If sharing a lift with someone isn’t annoying enough, it only makes it worse when people do any of the following:

  • People who press already illuminated lift buttons. The lift’s control system already knows that the lift must stop at that floor, and has indicated so by illuminating the button. Yet people get in and press it again – why? Do they think it will get there EXTRA FAST if they press it more than once?
  • The same applies when calling a lift. If the button is illuminated, then the lift has been called. Sighing and pressing the button again, as if to suggest that the lift has somehow “forgotten” to stop at the floor and needs reminding.
  • This one’s great: Some, not many, but some people think that if you HOLD DOWN the button of the floor you want to go to, the lift won’t stop anywhere else until it gets there. Riiiiiiiiight.

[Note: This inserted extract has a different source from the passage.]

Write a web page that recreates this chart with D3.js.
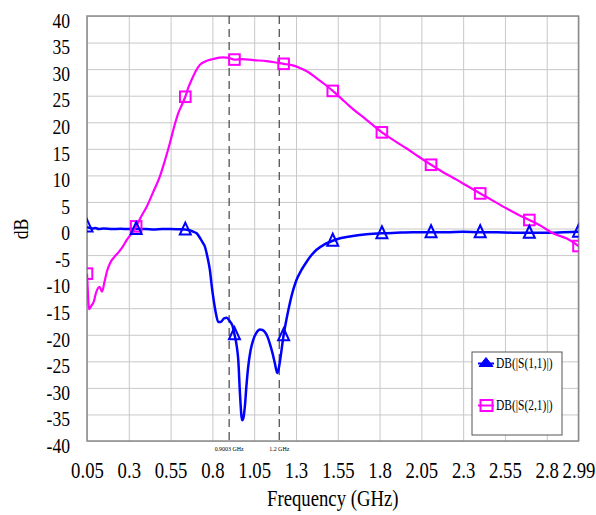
<!DOCTYPE html>
<html>
<head>
<meta charset="utf-8">
<script src="https://cdn.jsdelivr.net/npm/d3@7/dist/d3.min.js"></script>
<style>
  html, body { margin: 0; padding: 0; background: #fff; }
  svg { display: block; }
  text { font-family: "Liberation Serif", "Times New Roman", serif; fill: #000; }
</style>
</head>
<body>
<svg id="chart" width="596" height="515"></svg>
<script>
// Frequency axis ticks (GHz) and their labels
const freqTicks = [0.05, 0.3, 0.55, 0.8, 1.05, 1.3, 1.55, 1.8, 2.05, 2.3, 2.55, 2.8, 2.99];
const freqTickLabels = ["0.05", "0.3", "0.55", "0.8", "1.05", "1.3", "1.55", "1.8", "2.05", "2.3", "2.55", "2.8", "2.99"];
// dB axis ticks
const dbTicks = [-40, -35, -30, -25, -20, -15, -10, -5, 0, 5, 10, 15, 20, 25, 30, 35, 40];
const dbTickLabels = ["-40", "-35", "-30", "-25", "-20", "-15", "-10", "-5", "0", "5", "10", "15", "20", "25", "30", "35", "40"];

// Frequencies that carry a marker symbol
const markerFreqs = [0.05, 0.344, 0.638, 0.932, 1.226, 1.52, 1.814, 2.108, 2.402, 2.696, 2.99];

// Marker frequencies (GHz) shown as dashed lines
const markerLineFreqs = [0.9003, 1.2];
const markerLineLabels = ["0.9003 GHz", "1.2 GHz"];

// DB(|S(1,1)|) sweep
const s11Freq = [0.05, 0.053, 0.07, 0.085, 0.1, 0.12, 0.15, 0.2, 0.25, 0.3, 0.344, 0.4, 0.45, 0.5, 0.55, 0.6,
  0.638, 0.665, 0.685, 0.706, 0.73, 0.745, 0.755, 0.77, 0.785, 0.795, 0.805, 0.82, 0.835, 0.85, 0.87, 0.885,
  0.905, 0.92, 0.932, 0.945, 0.955, 0.965, 0.978, 0.986, 0.994, 1.004, 1.014, 1.028, 1.044, 1.064, 1.084, 1.1,
  1.114, 1.13, 1.144, 1.16, 1.174, 1.188, 1.196, 1.205, 1.226, 1.245, 1.263, 1.283, 1.303, 1.333, 1.363, 1.393,
  1.423, 1.47, 1.52, 1.57, 1.622, 1.722, 1.814, 1.9, 2.0, 2.108, 2.2, 2.3, 2.402, 2.5, 2.6, 2.696, 2.8, 2.9, 2.99];
const s11Db = [0.4, 0.2, 0.1, 0.0, 0.1, -0.1, 0.0, -0.1, -0.05, -0.1, -0.1, -0.1, -0.2, -0.1, -0.1, -0.15,
  -0.2, -0.3, -0.6, -0.9, -2.0, -2.8, -3.4, -5.3, -7.8, -10.5, -12.9, -15.8, -17.6, -17.6, -16.9, -16.8,
  -17.5, -18.3, -19.9, -22.0, -24.8, -31.1, -36.1, -35.6, -33.6, -29.5, -26.1, -23.0, -21.0, -19.6, -19.0, -19.1,
  -19.5, -20.4, -21.7, -23.5, -25.4, -27.2, -26.5, -24.8, -20.1, -16.8, -14.1, -11.6, -9.7, -7.8, -6.3, -5.0,
  -4.0, -3.0, -2.3, -1.8, -1.5, -1.1, -0.9, -0.8, -0.7, -0.7, -0.7, -0.6, -0.7, -0.7, -0.8, -0.8, -0.8, -0.7, -0.6];

// DB(|S(2,1)|) sweep
const s21Freq = [0.05, 0.056, 0.062, 0.075, 0.09, 0.105, 0.125, 0.14, 0.155, 0.17, 0.19, 0.215, 0.235, 0.26,
  0.287, 0.315, 0.344, 0.375, 0.407, 0.445, 0.486, 0.516, 0.546, 0.57, 0.596, 0.618, 0.638, 0.656, 0.676, 0.7,
  0.725, 0.76, 0.805, 0.865, 0.9, 0.932, 0.98, 1.044, 1.124, 1.17, 1.226, 1.28, 1.324, 1.37, 1.423, 1.47, 1.52,
  1.57, 1.622, 1.72, 1.814, 1.89, 1.96, 2.03, 2.108, 2.18, 2.26, 2.33, 2.402, 2.48, 2.558, 2.63, 2.696, 2.77,
  2.837, 2.92, 2.99];
const s21Db = [-8.5, -12.5, -15.2, -14.6, -13.8, -12.0, -11.0, -11.9, -10.0, -8.0, -6.4, -5.3, -4.6, -3.6,
  -2.2, -1.0, 0.4, 2.3, 4.1, 6.8, 9.8, 12.8, 16.1, 19.0, 21.7, 23.3, 24.8, 26.5, 28.0, 29.6,
  30.8, 31.5, 31.9, 32.2, 32.1, 31.8, 31.9, 31.7, 31.5, 31.3, 31.0, 30.7, 30.2, 29.5, 28.3, 27.2, 25.9,
  24.5, 23.0, 20.5, 18.1, 16.5, 15.1, 13.6, 12.0, 10.6, 9.2, 7.9, 6.6, 5.2, 3.8, 2.6, 1.6, 0.4,
  -0.9, -1.9, -3.3];

const seriesNames = ["DB(|S(1,1)|)", "DB(|S(2,1)|)"];
const seriesColors = ["#0000ff", "#ff00ff"];

const svg = d3.select("#chart");
const plot = { left: 87, right: 578.5, top: 16, bottom: 441 };
const textScaleX = 0.78;

const x = d3.scaleLinear().domain([0.05, 2.99]).range([plot.left, plot.right]);
const y = d3.scaleLinear().domain([-40, 40]).range([plot.bottom, plot.top]);

svg.append("rect").attr("width", 596).attr("height", 515).attr("fill", "#fff");

svg.append("defs").append("clipPath").attr("id", "plotClip")
  .append("rect")
  .attr("x", plot.left).attr("y", plot.top)
  .attr("width", plot.right - plot.left).attr("height", plot.bottom - plot.top);

// Grid lines
const grid = svg.append("g").attr("class", "grid");
grid.append("g")
  .attr("transform", `translate(0,${plot.bottom})`)
  .call(d3.axisBottom(x).tickValues(freqTicks).tickSize(-(plot.bottom - plot.top)).tickFormat(""))
  .call(g => g.select(".domain").remove())
  .call(g => g.selectAll("line").attr("stroke", "#c8c8c8").attr("stroke-width", 1));
grid.append("g")
  .attr("transform", `translate(${plot.left},0)`)
  .call(d3.axisLeft(y).tickValues(dbTicks).tickSize(-(plot.right - plot.left)).tickFormat(""))
  .call(g => g.select(".domain").remove())
  .call(g => g.selectAll("line").attr("stroke", "#c8c8c8").attr("stroke-width", 1));

// Plot frame
svg.append("rect")
  .attr("x", plot.left).attr("y", plot.top)
  .attr("width", plot.right - plot.left).attr("height", plot.bottom - plot.top)
  .attr("fill", "none").attr("stroke", "#8a8a8a").attr("stroke-width", 1.5);

// Dashed frequency markers
markerLineFreqs.forEach((f, i) => {
  svg.append("line")
    .attr("x1", x(f)).attr("x2", x(f))
    .attr("y1", plot.top).attr("y2", plot.bottom)
    .attr("stroke", "#444").attr("stroke-width", 1.2)
    .attr("stroke-dasharray", "8,5");
  svg.append("text")
    .attr("transform", `translate(${x(f)},${plot.bottom + 9.5}) scale(0.85,1)`)
    .attr("text-anchor", "middle")
    .style("font-size", "7px")
    .text(markerLineLabels[i]);
});

// X axis labels
const xAxis = svg.append("g")
  .attr("transform", `translate(0,${plot.bottom})`)
  .call(d3.axisBottom(x).tickValues(freqTicks).tickSize(0).tickPadding(0)
    .tickFormat((d, i) => freqTickLabels[i]));
xAxis.select(".domain").remove();
xAxis.selectAll("text")
  .attr("y", 37).attr("dy", null)
  .attr("transform", `scale(${textScaleX},1)`)
  .style("font-size", "24px");

// Y axis labels
const yAxis = svg.append("g")
  .attr("transform", `translate(${plot.left},0)`)
  .call(d3.axisLeft(y).tickValues(dbTicks).tickSize(0).tickPadding(0)
    .tickFormat((d, i) => dbTickLabels[i]));
yAxis.select(".domain").remove();
yAxis.selectAll("text")
  .attr("x", -17 / 0.8).attr("dy", "0.42em").attr("y", 2)
  .attr("transform", "scale(0.8,1)")
  .style("font-size", "22px");

// Axis titles
svg.append("text")
  .attr("transform", `translate(${(plot.left + plot.right) / 2},505.5) scale(${textScaleX},1)`)
  .attr("text-anchor", "middle")
  .style("font-size", "24px")
  .text("Frequency (GHz)");
svg.append("text")
  .attr("transform", `translate(28,229) rotate(-90) scale(0.8,1)`)
  .attr("text-anchor", "middle")
  .style("font-size", "22px")
  .text("dB");

// Traces
const s11 = s11Freq.map((f, i) => ({ f, v: s11Db[i] }));
const s21 = s21Freq.map((f, i) => ({ f, v: s21Db[i] }));
const line = d3.line().x(d => x(d.f)).y(d => y(d.v)).curve(d3.curveMonotoneX);

const traces = svg.append("g").attr("clip-path", "url(#plotClip)");
traces.append("path").datum(s11)
  .attr("d", line).attr("fill", "none")
  .attr("stroke", seriesColors[0]).attr("stroke-width", 2.5).attr("stroke-linejoin", "round");
traces.append("path").datum(s21)
  .attr("d", line).attr("fill", "none")
  .attr("stroke", seriesColors[1]).attr("stroke-width", 2.2).attr("stroke-linejoin", "round");

const isMarker = d => markerFreqs.some(m => Math.abs(m - d.f) < 1e-9);
const trianglePath = "M0,-7L5.5,5L-5.5,5Z";

traces.selectAll("rect.s21m").data(s21.filter(isMarker)).join("rect")
  .attr("class", "s21m")
  .attr("x", d => x(d.f) - 5.3).attr("y", d => y(d.v) - 5.3)
  .attr("width", 10.6).attr("height", 10.6)
  .attr("fill", "none").attr("stroke", seriesColors[1]).attr("stroke-width", 2);

traces.selectAll("path.s11m").data(s11.filter(isMarker)).join("path")
  .attr("class", "s11m")
  .attr("transform", d => `translate(${x(d.f)},${y(d.v)})`)
  .attr("d", trianglePath)
  .attr("fill", "none").attr("stroke", seriesColors[0]).attr("stroke-width", 2);

// Legend
const legend = svg.append("g");
legend.append("rect")
  .attr("x", 472).attr("y", 352).attr("width", 90).attr("height", 83)
  .attr("fill", "#fff").attr("stroke", "#555").attr("stroke-width", 1);
const legendRows = [363.5, 405.5];
seriesNames.forEach((name, i) => {
  const ly = legendRows[i];
  legend.append("line")
    .attr("x1", 478).attr("x2", 494).attr("y1", ly).attr("y2", ly)
    .attr("stroke", seriesColors[i]).attr("stroke-width", 2);
  if (i === 0) {
    legend.append("path")
      .attr("transform", `translate(486,${ly})`)
      .attr("d", "M0,-6L7,3L-7,3Z")
      .attr("fill", seriesColors[i]).attr("stroke", seriesColors[i]).attr("stroke-width", 1);
  } else {
    legend.append("rect")
      .attr("x", 480.5).attr("y", ly - 5.5).attr("width", 12).attr("height", 11)
      .attr("fill", "none").attr("stroke", seriesColors[i]).attr("stroke-width", 2);
  }
  legend.append("text")
    .attr("transform", `translate(496,${ly + 4.5}) scale(0.82,1)`)
    .style("font-size", "14px")
    .text(name);
});
</script>
</body>
</html>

  • Recursive door holders: God I hate these people. I *never* hold doors for people (see above re. sharing lifts), and as annoying as people might find this, I do it for a reason other than personal space. There’s nothing worse than when the doors are about to close and someone jumps in before they do so. The doors open and go through their cycle again, except now someone else is coming, so the person who jumps in presses the door open button and the doors reluctantly open again. That person then does the SAME THING for another person who’s lagging behind, and so it goes on. By this time the lifts at home are squealing because they’ve got some sort of fucking alarm that goes off if the lift remains open on a floor for more than an arbitrarily short amount of time.
  • People who live/work on the first floor yet insist on taking the lift to the ground floor. You’re coming down from 7th, usually in a hurry, and there’s some fucking idiot on the 1st floor who’s been waiting outside the lift for 5 minutes and is all huffy and sighing as a result who has to stop the lift ONE FLOOR from its final destination when they could have saved themselves and me a whole load of time just by WALKING DOWN ONE FLIGHT OF FUCKING STAIRS. When I build Stuii Towers, I will remove the lift buttons for the first floor and replace it with a key switch, giving the keys to disabled people, etc.
  • “My wife/mate/mum’s just coming” – people who’ve managed to get into a lift with you, but are holding the doors open for someone who’s fucking about in the boot of the car, or talking to someone in the lobby, or SOMETHING that indicates that they’re clearly not really interested in the fact that you’re being held up by them and their companion. This one time at home I entered the lift in the basement and these two horrible children ran in after me and kept their fingers on the door open button waiting for their blasted mother to get her Harvey Nichols bags out of the boot of her car. After a minute and a half or so of this, I asked the children (very nicely) if they would mind taking the next lift, to which they retorted with shouts of “NO!” and frowns and scowls on their faces. Incensed, but unwilling to argue with them, I pressed EVERY SINGLE BUTTON in the lift, all nine floors, then get out and walked up the stairs. I didn’t wait around to see what happened, but you can be sure that the mother would have gone mad, assuming that her kids had been playing around with the lift again and that they would have to stop at EVERY SINGLE FLOOR until they got to their floor. The best part about it was that I knew for a fact that they lived on the 8th (top) floor. I can just imagine the kids: “But Mummy it was this man, he pressed all the buttons!” – “YEAH, RIGHT” *whack*. I’m so evil.
  • People who leave a cloud of cigarette smoke in the lift. Enough said. Exactly how antisocial do you need to get before you start to give a shit about anyone else but you?
  • People who get in the lift when it’s going in the wrong direction. This frequently happens at home on the ground floor. The lift will be on its way to the basement, with one of its passengers stopping at ground. The lift is, therefore, “going down”. Someone on the ground floor has pressed the “up” button, so when the lift arrives at the ground floor to drop of its passenger, the person waiting assumes that the lift’s arriving for them (despite the fact that there was no light or chime). They get in, and promptly find themselves in the basement. Cue the inevitable huffing and puffing from them, and smirking from me.

I could go on and on, but I really need to do some work now. If you’re a regular lift user I’m sure you’ll have a laugh at this and perhaps pass it around your office.